>> start EXERCISE MATERIALS
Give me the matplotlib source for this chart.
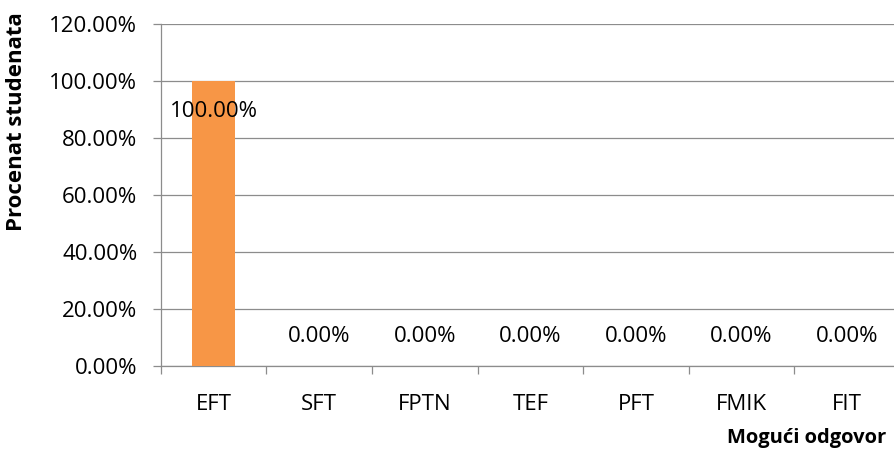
import matplotlib
matplotlib.use("Agg")
import matplotlib.pyplot as plt
from matplotlib.ticker import PercentFormatter

categories = ["EFT", "SFT", "FPTN", "TEF", "PFT", "FMIK", "FIT"]
values = [100.0, 0.0, 0.0, 0.0, 0.0, 0.0, 0.0]
y_ticks = [0, 20, 40, 60, 80, 100, 120]

plt.rcParams['font.family'] = ['Open Sans', 'DejaVu Sans']

gray = '#8C8C8C'
fs = 16

fig = plt.figure(figsize=(8.94, 4.53), dpi=100)
ax = fig.add_axes([0.180, 0.192, 0.8266, 0.755])

x = list(range(len(categories)))
ax.bar(x, values, width=0.41, color='#F79646', zorder=3)

# data labels (Excel style: inside end for full bar, above for zero)
for xi, v in zip(x, values):
    if v > 0:
        ax.annotate(f"{v:.2f}%", (xi, v), xytext=(0, -22), textcoords='offset points',
                    ha='center', va='center', fontsize=fs, color='black', zorder=4)
    else:
        ax.annotate(f"{v:.2f}%", (xi, v), xytext=(0, 21), textcoords='offset points',
                    ha='center', va='center', fontsize=fs, color='black', zorder=4)

ax.set_xlim(-0.5, len(categories) - 0.5)
ax.set_ylim(0, 120)
ax.set_yticks(y_ticks)
ax.yaxis.set_major_formatter(PercentFormatter(decimals=2))
ax.yaxis.grid(True, color=gray, lw=0.9, zorder=0)

# category labels centered, tick marks on boundaries
ax.set_xticks(x)
ax.set_xticklabels(categories)
ax.set_xticks([i - 0.5 for i in range(len(categories) + 1)], minor=True)
ax.tick_params(axis='x', which='major', length=0, pad=20, labelsize=fs)
ax.tick_params(axis='x', which='minor', length=6, width=0.9, color=gray, direction='out')
ax.tick_params(axis='y', length=6, width=0.9, color=gray, pad=11, labelsize=fs)

for s in ['top', 'right']:
    ax.spines[s].set_visible(False)
for s in ['left', 'bottom']:
    ax.spines[s].set_color(gray)
    ax.spines[s].set_linewidth(0.9)

fig.text(17 / 894, 1 - 122 / 453, "Procenat studenata", rotation=90, ha='center', va='center',
         fontsize=fs, fontweight='bold')
fig.text(886 / 894, 1 - 438 / 453, "Mogući odgovor", ha='right', va='center',
         fontsize=14.5, fontweight='bold')

fig.savefig("out.png", dpi=100)
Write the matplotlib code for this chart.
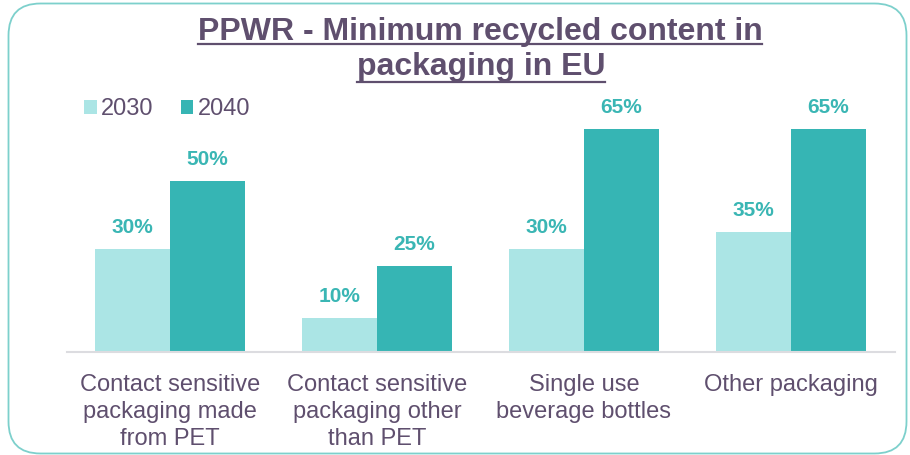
import matplotlib
matplotlib.use('Agg')
import matplotlib.pyplot as plt
from matplotlib.patches import FancyBboxPatch
from matplotlib.lines import Line2D
from matplotlib.transforms import IdentityTransform
import numpy as np

categories = ["Contact sensitive\npackaging made\nfrom PET",
              "Contact sensitive\npackaging other\nthan PET",
              "Single use\nbeverage bottles",
              "Other packaging"]
series_names = ["2030", "2040"]
values_2030 = [30, 10, 30, 35]
values_2040 = [50, 25, 65, 65]
title_lines = ["PPWR - Minimum recycled content in", "packaging in EU"]

plt.rcParams['font.family'] = ['Liberation Sans', 'DejaVu Sans']

W, H = 910, 455
TXT = '#5f4f6e'
C_LIGHT = '#abe5e5'
C_DARK = '#36b5b4'
C_LABEL = '#3ab6b4'

fig = plt.figure(figsize=(9.1, 4.55), dpi=100)

def fx(px):
    return px / W

def fy(py):
    return 1 - py / H

# rounded border (pixel coordinates)
border = FancyBboxPatch((8.5, H - 453.5), 898, 450,
                        boxstyle="round,pad=0,rounding_size=32",
                        transform=IdentityTransform(), fill=False,
                        edgecolor='#7dd0cc', linewidth=1.3)
fig.patches.append(border)

ax = fig.add_axes([fx(66.5), fy(352), 828 / W, (352 - 112) / H])
x = np.arange(len(categories))
w = 75 / 207
b1 = ax.bar(x - w / 2, values_2030, w, color=C_LIGHT, label=series_names[0])
b2 = ax.bar(x + w / 2, values_2040, w, color=C_DARK, label=series_names[1])
ax.set_xlim(-0.5, len(categories) - 0.5)
ax.set_ylim(0, 70)

for bars, vals in ((b1, values_2030), (b2, values_2040)):
    for r, v in zip(bars, vals):
        ax.annotate(f"{v}%", (r.get_x() + r.get_width() / 2, r.get_height()),
                    xytext=(0, 16), textcoords='offset pixels',
                    ha='center', va='baseline', fontsize=15,
                    fontweight='bold', color=C_LABEL)

for s in ('top', 'left', 'right'):
    ax.spines[s].set_visible(False)
ax.spines['bottom'].set_color('#dcdce0')
ax.spines['bottom'].set_linewidth(1.5)
ax.set_yticks([])
ax.set_xticks(x, categories)
ax.tick_params(axis='x', length=0, pad=15.5, labelsize=17, labelcolor=TXT)
for t in ax.get_xticklabels():
    t.set_linespacing(1.31)

leg = fig.legend(handles=[b1, b2], labels=series_names, loc='center left',
                 bbox_to_anchor=(fx(84), fy(109)), ncol=2, frameon=False,
                 fontsize=17, handlelength=0.53, handleheight=0.53,
                 handletextpad=0.2, columnspacing=1.15, borderpad=0,
                 borderaxespad=0)
for t in leg.get_texts():
    t.set_color(TXT)

t1 = fig.text(fx(480), fy(40), title_lines[0], ha='center', va='baseline',
              fontsize=23, fontweight='bold', color=TXT)
t2 = fig.text(fx(481), fy(74.5), title_lines[1], ha='center', va='baseline',
              fontsize=23, fontweight='bold', color=TXT)

fig.canvas.draw()
r = fig.canvas.get_renderer()
for t, uy in ((t1, 43.5), (t2, 81.5)):
    bb = t.get_window_extent(r)
    fig.lines.append(Line2D([bb.x0, bb.x1], [H - uy, H - uy],
                            transform=IdentityTransform(), color=TXT,
                            linewidth=1.6))

fig.savefig('out.png', dpi=100)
>> end EXERCISE MATERIALS
* [WHAT IS BEING ASKED]: A faithful copy of the records above is needed, with the pictures left out.

* [COMPLETE ANSWER]:
Give me the matplotlib source for this chart.
import matplotlib
matplotlib.use("Agg")
import matplotlib.pyplot as plt
from matplotlib.ticker import PercentFormatter

categories = ["EFT", "SFT", "FPTN", "TEF", "PFT", "FMIK", "FIT"]
values = [100.0, 0.0, 0.0, 0.0, 0.0, 0.0, 0.0]
y_ticks = [0, 20, 40, 60, 80, 100, 120]

plt.rcParams['font.family'] = ['Open Sans', 'DejaVu Sans']

gray = '#8C8C8C'
fs = 16

fig = plt.figure(figsize=(8.94, 4.53), dpi=100)
ax = fig.add_axes([0.180, 0.192, 0.8266, 0.755])

x = list(range(len(categories)))
ax.bar(x, values, width=0.41, color='#F79646', zorder=3)

# data labels (Excel style: inside end for full bar, above for zero)
for xi, v in zip(x, values):
    if v > 0:
        ax.annotate(f"{v:.2f}%", (xi, v), xytext=(0, -22), textcoords='offset points',
                    ha='center', va='center', fontsize=fs, color='black', zorder=4)
    else:
        ax.annotate(f"{v:.2f}%", (xi, v), xytext=(0, 21), textcoords='offset points',
                    ha='center', va='center', fontsize=fs, color='black', zorder=4)

ax.set_xlim(-0.5, len(categories) - 0.5)
ax.set_ylim(0, 120)
ax.set_yticks(y_ticks)
ax.yaxis.set_major_formatter(PercentFormatter(decimals=2))
ax.yaxis.grid(True, color=gray, lw=0.9, zorder=0)

# category labels centered, tick marks on boundaries
ax.set_xticks(x)
ax.set_xticklabels(categories)
ax.set_xticks([i - 0.5 for i in range(len(categories) + 1)], minor=True)
ax.tick_params(axis='x', which='major', length=0, pad=20, labelsize=fs)
ax.tick_params(axis='x', which='minor', length=6, width=0.9, color=gray, direction='out')
ax.tick_params(axis='y', length=6, width=0.9, color=gray, pad=11, labelsize=fs)

for s in ['top', 'right']:
    ax.spines[s].set_visible(False)
for s in ['left', 'bottom']:
    ax.spines[s].set_color(gray)
    ax.spines[s].set_linewidth(0.9)

fig.text(17 / 894, 1 - 122 / 453, "Procenat studenata", rotation=90, ha='center', va='center',
         fontsize=fs, fontweight='bold')
fig.text(886 / 894, 1 - 438 / 453, "Mogući odgovor", ha='right', va='center',
         fontsize=14.5, fontweight='bold')

fig.savefig("out.png", dpi=100)
Write the matplotlib code for this chart.
import matplotlib
matplotlib.use('Agg')
import matplotlib.pyplot as plt
from matplotlib.patches import FancyBboxPatch
from matplotlib.lines import Line2D
from matplotlib.transforms import IdentityTransform
import numpy as np

categories = ["Contact sensitive\npackaging made\nfrom PET",
              "Contact sensitive\npackaging other\nthan PET",
              "Single use\nbeverage bottles",
              "Other packaging"]
series_names = ["2030", "2040"]
values_2030 = [30, 10, 30, 35]
values_2040 = [50, 25, 65, 65]
title_lines = ["PPWR - Minimum recycled content in", "packaging in EU"]

plt.rcParams['font.family'] = ['Liberation Sans', 'DejaVu Sans']

W, H = 910, 455
TXT = '#5f4f6e'
C_LIGHT = '#abe5e5'
C_DARK = '#36b5b4'
C_LABEL = '#3ab6b4'

fig = plt.figure(figsize=(9.1, 4.55), dpi=100)

def fx(px):
    return px / W

def fy(py):
    return 1 - py / H

# rounded border (pixel coordinates)
border = FancyBboxPatch((8.5, H - 453.5), 898, 450,
                        boxstyle="round,pad=0,rounding_size=32",
                        transform=IdentityTransform(), fill=False,
                        edgecolor='#7dd0cc', linewidth=1.3)
fig.patches.append(border)

ax = fig.add_axes([fx(66.5), fy(352), 828 / W, (352 - 112) / H])
x = np.arange(len(categories))
w = 75 / 207
b1 = ax.bar(x - w / 2, values_2030, w, color=C_LIGHT, label=series_names[0])
b2 = ax.bar(x + w / 2, values_2040, w, color=C_DARK, label=series_names[1])
ax.set_xlim(-0.5, len(categories) - 0.5)
ax.set_ylim(0, 70)

for bars, vals in ((b1, values_2030), (b2, values_2040)):
    for r, v in zip(bars, vals):
        ax.annotate(f"{v}%", (r.get_x() + r.get_width() / 2, r.get_height()),
                    xytext=(0, 16), textcoords='offset pixels',
                    ha='center', va='baseline', fontsize=15,
                    fontweight='bold', color=C_LABEL)

for s in ('top', 'left', 'right'):
    ax.spines[s].set_visible(False)
ax.spines['bottom'].set_color('#dcdce0')
ax.spines['bottom'].set_linewidth(1.5)
ax.set_yticks([])
ax.set_xticks(x, categories)
ax.tick_params(axis='x', length=0, pad=15.5, labelsize=17, labelcolor=TXT)
for t in ax.get_xticklabels():
    t.set_linespacing(1.31)

leg = fig.legend(handles=[b1, b2], labels=series_names, loc='center left',
                 bbox_to_anchor=(fx(84), fy(109)), ncol=2, frameon=False,
                 fontsize=17, handlelength=0.53, handleheight=0.53,
                 handletextpad=0.2, columnspacing=1.15, borderpad=0,
                 borderaxespad=0)
for t in leg.get_texts():
    t.set_color(TXT)

t1 = fig.text(fx(480), fy(40), title_lines[0], ha='center', va='baseline',
              fontsize=23, fontweight='bold', color=TXT)
t2 = fig.text(fx(481), fy(74.5), title_lines[1], ha='center', va='baseline',
              fontsize=23, fontweight='bold', color=TXT)

fig.canvas.draw()
r = fig.canvas.get_renderer()
for t, uy in ((t1, 43.5), (t2, 81.5)):
    bb = t.get_window_extent(r)
    fig.lines.append(Line2D([bb.x0, bb.x1], [H - uy, H - uy],
                            transform=IdentityTransform(), color=TXT,
                            linewidth=1.6))

fig.savefig('out.png', dpi=100)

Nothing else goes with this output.